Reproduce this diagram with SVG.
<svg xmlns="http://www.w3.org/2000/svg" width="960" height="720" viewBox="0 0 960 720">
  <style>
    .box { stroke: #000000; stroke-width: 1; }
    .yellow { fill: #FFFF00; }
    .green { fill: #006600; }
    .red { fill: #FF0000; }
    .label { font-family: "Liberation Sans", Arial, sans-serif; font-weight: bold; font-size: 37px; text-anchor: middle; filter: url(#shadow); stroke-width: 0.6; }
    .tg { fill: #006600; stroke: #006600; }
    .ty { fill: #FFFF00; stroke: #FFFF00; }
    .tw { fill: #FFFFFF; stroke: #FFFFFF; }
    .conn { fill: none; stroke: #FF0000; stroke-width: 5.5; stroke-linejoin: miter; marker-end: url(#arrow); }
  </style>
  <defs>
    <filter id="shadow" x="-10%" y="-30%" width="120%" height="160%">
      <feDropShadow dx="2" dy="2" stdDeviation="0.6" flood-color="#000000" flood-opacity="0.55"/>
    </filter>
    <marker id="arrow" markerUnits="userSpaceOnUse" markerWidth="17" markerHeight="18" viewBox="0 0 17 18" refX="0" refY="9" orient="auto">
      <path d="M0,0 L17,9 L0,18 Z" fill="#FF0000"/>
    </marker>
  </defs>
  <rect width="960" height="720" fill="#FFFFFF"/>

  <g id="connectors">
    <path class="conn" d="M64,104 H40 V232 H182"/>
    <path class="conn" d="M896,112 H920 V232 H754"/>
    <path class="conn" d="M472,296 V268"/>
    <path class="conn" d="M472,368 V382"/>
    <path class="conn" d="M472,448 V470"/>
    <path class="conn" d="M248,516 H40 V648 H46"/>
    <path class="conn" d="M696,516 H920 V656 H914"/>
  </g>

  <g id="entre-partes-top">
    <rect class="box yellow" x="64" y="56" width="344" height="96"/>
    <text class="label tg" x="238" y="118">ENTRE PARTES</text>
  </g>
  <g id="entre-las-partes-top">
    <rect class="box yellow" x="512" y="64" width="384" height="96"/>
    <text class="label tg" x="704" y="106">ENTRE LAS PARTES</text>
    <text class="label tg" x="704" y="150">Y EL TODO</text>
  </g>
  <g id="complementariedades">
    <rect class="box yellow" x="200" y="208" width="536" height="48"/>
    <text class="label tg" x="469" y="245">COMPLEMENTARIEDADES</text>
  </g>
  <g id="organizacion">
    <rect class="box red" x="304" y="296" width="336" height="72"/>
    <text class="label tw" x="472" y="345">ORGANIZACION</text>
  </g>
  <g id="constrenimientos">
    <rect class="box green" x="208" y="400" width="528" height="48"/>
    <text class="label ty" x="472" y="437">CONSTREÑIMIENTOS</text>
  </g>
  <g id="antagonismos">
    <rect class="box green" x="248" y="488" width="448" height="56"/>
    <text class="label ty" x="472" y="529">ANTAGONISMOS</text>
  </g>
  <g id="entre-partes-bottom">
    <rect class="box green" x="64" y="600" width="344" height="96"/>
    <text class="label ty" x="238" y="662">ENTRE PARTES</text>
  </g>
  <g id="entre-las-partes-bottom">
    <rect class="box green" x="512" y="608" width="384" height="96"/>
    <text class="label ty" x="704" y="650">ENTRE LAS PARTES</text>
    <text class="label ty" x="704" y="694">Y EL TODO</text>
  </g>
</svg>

Directions: Extract the data in full. Keep it word for word.

The completed task:
Reproduce this diagram with SVG.
<svg xmlns="http://www.w3.org/2000/svg" width="960" height="720" viewBox="0 0 960 720">
  <style>
    .box { stroke: #000000; stroke-width: 1; }
    .yellow { fill: #FFFF00; }
    .green { fill: #006600; }
    .red { fill: #FF0000; }
    .label { font-family: "Liberation Sans", Arial, sans-serif; font-weight: bold; font-size: 37px; text-anchor: middle; filter: url(#shadow); stroke-width: 0.6; }
    .tg { fill: #006600; stroke: #006600; }
    .ty { fill: #FFFF00; stroke: #FFFF00; }
    .tw { fill: #FFFFFF; stroke: #FFFFFF; }
    .conn { fill: none; stroke: #FF0000; stroke-width: 5.5; stroke-linejoin: miter; marker-end: url(#arrow); }
  </style>
  <defs>
    <filter id="shadow" x="-10%" y="-30%" width="120%" height="160%">
      <feDropShadow dx="2" dy="2" stdDeviation="0.6" flood-color="#000000" flood-opacity="0.55"/>
    </filter>
    <marker id="arrow" markerUnits="userSpaceOnUse" markerWidth="17" markerHeight="18" viewBox="0 0 17 18" refX="0" refY="9" orient="auto">
      <path d="M0,0 L17,9 L0,18 Z" fill="#FF0000"/>
    </marker>
  </defs>
  <rect width="960" height="720" fill="#FFFFFF"/>

  <g id="connectors">
    <path class="conn" d="M64,104 H40 V232 H182"/>
    <path class="conn" d="M896,112 H920 V232 H754"/>
    <path class="conn" d="M472,296 V268"/>
    <path class="conn" d="M472,368 V382"/>
    <path class="conn" d="M472,448 V470"/>
    <path class="conn" d="M248,516 H40 V648 H46"/>
    <path class="conn" d="M696,516 H920 V656 H914"/>
  </g>

  <g id="entre-partes-top">
    <rect class="box yellow" x="64" y="56" width="344" height="96"/>
    <text class="label tg" x="238" y="118">ENTRE PARTES</text>
  </g>
  <g id="entre-las-partes-top">
    <rect class="box yellow" x="512" y="64" width="384" height="96"/>
    <text class="label tg" x="704" y="106">ENTRE LAS PARTES</text>
    <text class="label tg" x="704" y="150">Y EL TODO</text>
  </g>
  <g id="complementariedades">
    <rect class="box yellow" x="200" y="208" width="536" height="48"/>
    <text class="label tg" x="469" y="245">COMPLEMENTARIEDADES</text>
  </g>
  <g id="organizacion">
    <rect class="box red" x="304" y="296" width="336" height="72"/>
    <text class="label tw" x="472" y="345">ORGANIZACION</text>
  </g>
  <g id="constrenimientos">
    <rect class="box green" x="208" y="400" width="528" height="48"/>
    <text class="label ty" x="472" y="437">CONSTREÑIMIENTOS</text>
  </g>
  <g id="antagonismos">
    <rect class="box green" x="248" y="488" width="448" height="56"/>
    <text class="label ty" x="472" y="529">ANTAGONISMOS</text>
  </g>
  <g id="entre-partes-bottom">
    <rect class="box green" x="64" y="600" width="344" height="96"/>
    <text class="label ty" x="238" y="662">ENTRE PARTES</text>
  </g>
  <g id="entre-las-partes-bottom">
    <rect class="box green" x="512" y="608" width="384" height="96"/>
    <text class="label ty" x="704" y="650">ENTRE LAS PARTES</text>
    <text class="label ty" x="704" y="694">Y EL TODO</text>
  </g>
</svg>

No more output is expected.